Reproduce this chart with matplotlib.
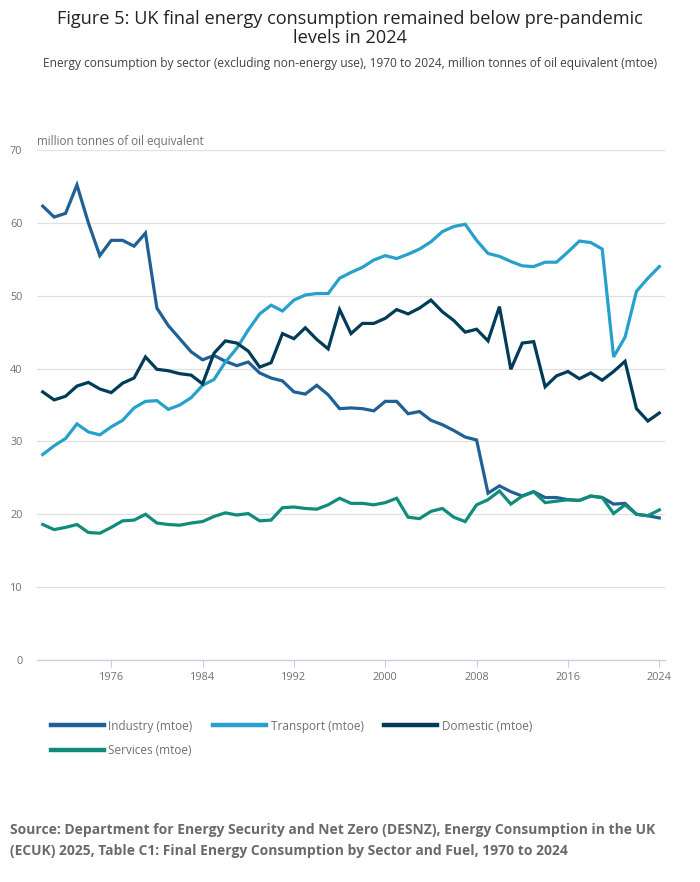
import numpy as np
import matplotlib
matplotlib.use("Agg")
import matplotlib.pyplot as plt
from matplotlib.lines import Line2D

plt.rcParams["font.family"] = ["Open Sans", "DejaVu Sans"]

# ── Data (mtoe) ─────────────────────────────────────────────────────────────
years = list(range(1970, 2025))

industry = [62.3, 60.8, 61.3, 65.2, 60.0, 55.5, 57.6, 57.6, 56.8, 58.6,
            48.3, 45.9, 44.1, 42.3, 41.2, 41.8, 41.0, 40.4, 40.9, 39.4,
            38.7, 38.3, 36.8, 36.5, 37.7, 36.4, 34.5, 34.6, 34.5, 34.2,
            35.5, 35.5, 33.8, 34.1, 32.9, 32.3, 31.5, 30.6, 30.2, 22.9,
            23.9, 23.1, 22.5, 23.1, 22.3, 22.3, 22.0, 21.9, 22.5, 22.3,
            21.4, 21.5, 20.0, 19.8, 19.5]

transport = [28.2, 29.4, 30.4, 32.4, 31.3, 30.9, 32.0, 32.9, 34.6, 35.5,
             35.6, 34.4, 35.0, 36.0, 37.7, 38.5, 40.9, 42.8, 45.3, 47.5,
             48.7, 47.9, 49.4, 50.1, 50.3, 50.3, 52.4, 53.2, 53.9, 54.9,
             55.5, 55.1, 55.7, 56.4, 57.4, 58.8, 59.5, 59.8, 57.6, 55.8,
             55.4, 54.7, 54.1, 54.0, 54.6, 54.6, 56.0, 57.5, 57.3, 56.4,
             41.6, 44.3, 50.6, 52.4, 54.0]

domestic = [36.8, 35.7, 36.2, 37.6, 38.1, 37.2, 36.7, 38.0, 38.7, 41.6,
            39.9, 39.7, 39.3, 39.1, 37.9, 42.1, 43.8, 43.5, 42.4, 40.2,
            40.8, 44.8, 44.1, 45.6, 44.0, 42.7, 48.1, 44.8, 46.2, 46.2,
            46.9, 48.1, 47.5, 48.3, 49.4, 47.8, 46.6, 45.0, 45.4, 43.8,
            48.5, 39.9, 43.5, 43.7, 37.5, 39.0, 39.6, 38.6, 39.4, 38.4,
            39.6, 41.0, 34.5, 32.8, 33.9]

services = [18.6, 17.9, 18.2, 18.6, 17.5, 17.4, 18.2, 19.1, 19.2, 20.0,
            18.8, 18.6, 18.5, 18.8, 19.0, 19.7, 20.2, 19.9, 20.1, 19.1,
            19.2, 20.9, 21.0, 20.8, 20.7, 21.3, 22.2, 21.5, 21.5, 21.3,
            21.6, 22.2, 19.6, 19.4, 20.4, 20.8, 19.6, 19.0, 21.3, 22.0,
            23.2, 21.4, 22.5, 23.1, 21.6, 21.8, 22.0, 21.9, 22.5, 22.3,
            20.1, 21.3, 20.0, 19.8, 20.6]

series_names = ["Industry (mtoe)", "Transport (mtoe)", "Domestic (mtoe)", "Services (mtoe)"]
series_vals = [industry, transport, domestic, services]
COLORS = ["#206095", "#27a0cc", "#003c57", "#118c7b"]

xticks = [1976, 1984, 1992, 2000, 2008, 2016, 2024]
yticks = [0, 10, 20, 30, 40, 50, 60, 70]

# ── Figure ──────────────────────────────────────────────────────────────────
fig = plt.figure(figsize=(7.0, 8.82), dpi=100)
ax = fig.add_axes([37 / 700, 1 - 660 / 882, 628 / 700, 510 / 882])

for vals, c, name in zip(series_vals, COLORS, series_names):
    ax.plot(years, vals, color=c, lw=2.3, solid_joinstyle="miter",
            label=name, zorder=3)

ax.set_xlim(1969.5, 2024.5)
ax.set_ylim(0, 70)
ax.set_xticks(xticks)
ax.set_yticks(yticks)
ax.grid(axis="y", color="#e0e0e0", lw=0.9, zorder=0)
ax.set_axisbelow(True)

for s in ["top", "right", "left"]:
    ax.spines[s].set_visible(False)
ax.spines["bottom"].set_color("#c5cfe0")
ax.spines["bottom"].set_linewidth(0.9)

ax.tick_params(axis="x", colors="#c5cfe0", length=5, width=0.8,
               labelcolor="#707070", labelsize=7.8, pad=4)
ax.tick_params(axis="y", length=0, labelcolor="#707070", labelsize=7.8, pad=10.5)

fig.text(37 / 700, 1 - 142 / 882, "million tonnes of oil equivalent",
         fontsize=8.4, color="#707070", va="center", ha="left")

# ── Titles ─────────────────────────────────────────────────────────────────
fig.text(0.5, 1 - 28.5 / 882,
         "Figure 5: UK final energy consumption remained below pre-pandemic\nlevels in 2024",
         ha="center", va="center", fontsize=13.1, color="#222222",
         linespacing=1.12)
fig.text(0.5, 1 - 64 / 882,
         "Energy consumption by sector (excluding non-energy use), 1970 to 2024, "
         "million tonnes of oil equivalent (mtoe)",
         ha="center", va="center", fontsize=8.6, color="#414042")

# ── Legend ──────────────────────────────────────────────────────────────────
handles = [Line2D([], [], color=c, lw=3.2) for c in COLORS]
order = [0, 3, 1, 2]
fig.legend([handles[i] for i in order], [series_names[i] for i in order],
           loc="upper left", bbox_to_anchor=(40 / 700, 1 - 709 / 882),
           ncol=3, frameon=False, fontsize=8.5, labelcolor="#707070",
           handlelength=4.5, handletextpad=0.4, columnspacing=1.7,
           labelspacing=1.0)

# ── Source ──────────────────────────────────────────────────────────────────
fig.text(10 / 700, 1 - 840.5 / 882,
         "Source: Department for Energy Security and Net Zero (DESNZ), Energy Consumption in the UK\n"
         "(ECUK) 2025, Table C1: Final Energy Consumption by Sector and Fuel, 1970 to 2024",
         ha="left", va="center", fontsize=10, fontweight="bold", color="#6a6a6a",
         linespacing=1.65)

fig.savefig("out.png", dpi=100)
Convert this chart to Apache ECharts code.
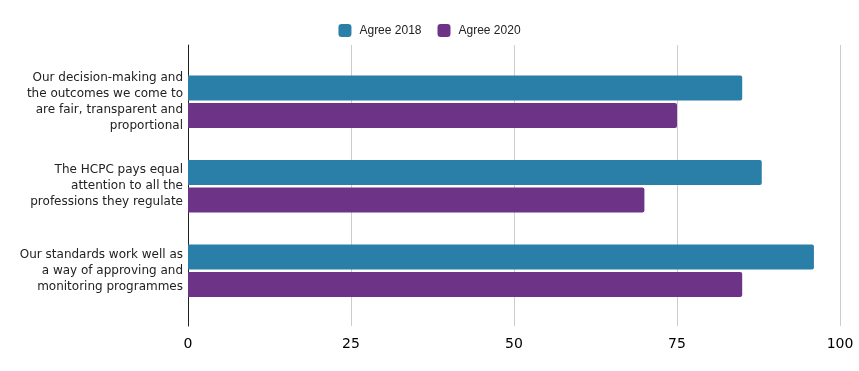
<!DOCTYPE html>
<html>
<head>
<meta charset="utf-8">
<script src="https://cdn.jsdelivr.net/npm/echarts@6/dist/echarts.min.js"></script>
<style>html,body{margin:0;padding:0;background:#fff}#c{width:859px;height:371px}</style>
</head>
<body>
<div id="c"></div>
<script>
var categories = [
  "Our decision-making and\nthe outcomes we come to\nare fair, transparent and\nproportional",
  "The HCPC pays equal\nattention to all the\nprofessions they regulate",
  "Our standards work well as\na way of approving and\nmonitoring programmes"
];
var seriesNames = ["Agree 2018", "Agree 2020"];
var agree2018 = [85, 88, 96];
var agree2020 = [75, 70, 85];
var xTicks = [0, 25, 50, 75, 100];

var chart = echarts.init(document.getElementById('c'), null, {renderer: 'canvas'});
chart.setOption({
  animation: false,
  backgroundColor: '#ffffff',
  color: ['#2a7fa9', '#6d3386'],
  legend: {
    top: 19,
    left: 'center',
    icon: 'roundRect',
    itemWidth: 13,
    itemHeight: 13,
    itemGap: 16,
    data: seriesNames,
    textStyle: {fontFamily: 'Liberation Sans', fontSize: 12, color: '#222', padding: [0, 0, 0, 3]}
  },
  grid: [
    {left: 188, right: 19, top: 45, height: 281},
    {left: 188, right: 19, top: 59.5, height: 253.5}
  ],
  xAxis: [
    {
      gridIndex: 0, type: 'value', min: xTicks[0], max: xTicks[xTicks.length - 1], interval: 25,
      axisLine: {show: false}, axisTick: {show: false},
      splitLine: {show: true, lineStyle: {color: '#cccccc', width: 1}},
      axisLabel: {fontFamily: 'DejaVu Sans', fontSize: 14, color: '#000', margin: 11}
    },
    {
      gridIndex: 1, type: 'value', min: 0, max: 100, show: false
    }
  ],
  yAxis: [
    {
      gridIndex: 0, type: 'value', min: 0, max: 1,
      axisLine: {show: true, lineStyle: {color: '#222', width: 1}},
      axisTick: {show: false}, axisLabel: {show: false}, splitLine: {show: false}
    },
    {
      gridIndex: 1, type: 'category', data: categories, inverse: true,
      axisLine: {show: false}, axisTick: {show: false}, splitLine: {show: false},
      axisLabel: {fontFamily: 'DejaVu Sans', fontSize: 12, lineHeight: 16, color: '#222', margin: 5}
    }
  ],
  series: [
    {
      name: seriesNames[0], type: 'bar', xAxisIndex: 1, yAxisIndex: 1,
      data: agree2018, barWidth: 25, barGap: '10%',
      itemStyle: {borderRadius: [0, 2, 2, 0]}
    },
    {
      name: seriesNames[1], type: 'bar', xAxisIndex: 1, yAxisIndex: 1,
      data: agree2020, barWidth: 25, barGap: '10%',
      itemStyle: {borderRadius: [0, 2, 2, 0]}
    }
  ]
});
</script>
</body>
</html>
..............................
→ **EXERCISE TASK**
Pull out only the lines from the one with "Convert this chart to Apache ECharts code." up to and including the one with "var xTicks = [0, 25, 50, 75, 100];", and drop any pictures along the way.

→ **TASK ANSWER**
Convert this chart to Apache ECharts code.
<!DOCTYPE html>
<html>
<head>
<meta charset="utf-8">
<script src="https://cdn.jsdelivr.net/npm/echarts@6/dist/echarts.min.js"></script>
<style>html,body{margin:0;padding:0;background:#fff}#c{width:859px;height:371px}</style>
</head>
<body>
<div id="c"></div>
<script>
var categories = [
  "Our decision-making and\nthe outcomes we come to\nare fair, transparent and\nproportional",
  "The HCPC pays equal\nattention to all the\nprofessions they regulate",
  "Our standards work well as\na way of approving and\nmonitoring programmes"
];
var seriesNames = ["Agree 2018", "Agree 2020"];
var agree2018 = [85, 88, 96];
var agree2020 = [75, 70, 85];
var xTicks = [0, 25, 50, 75, 100];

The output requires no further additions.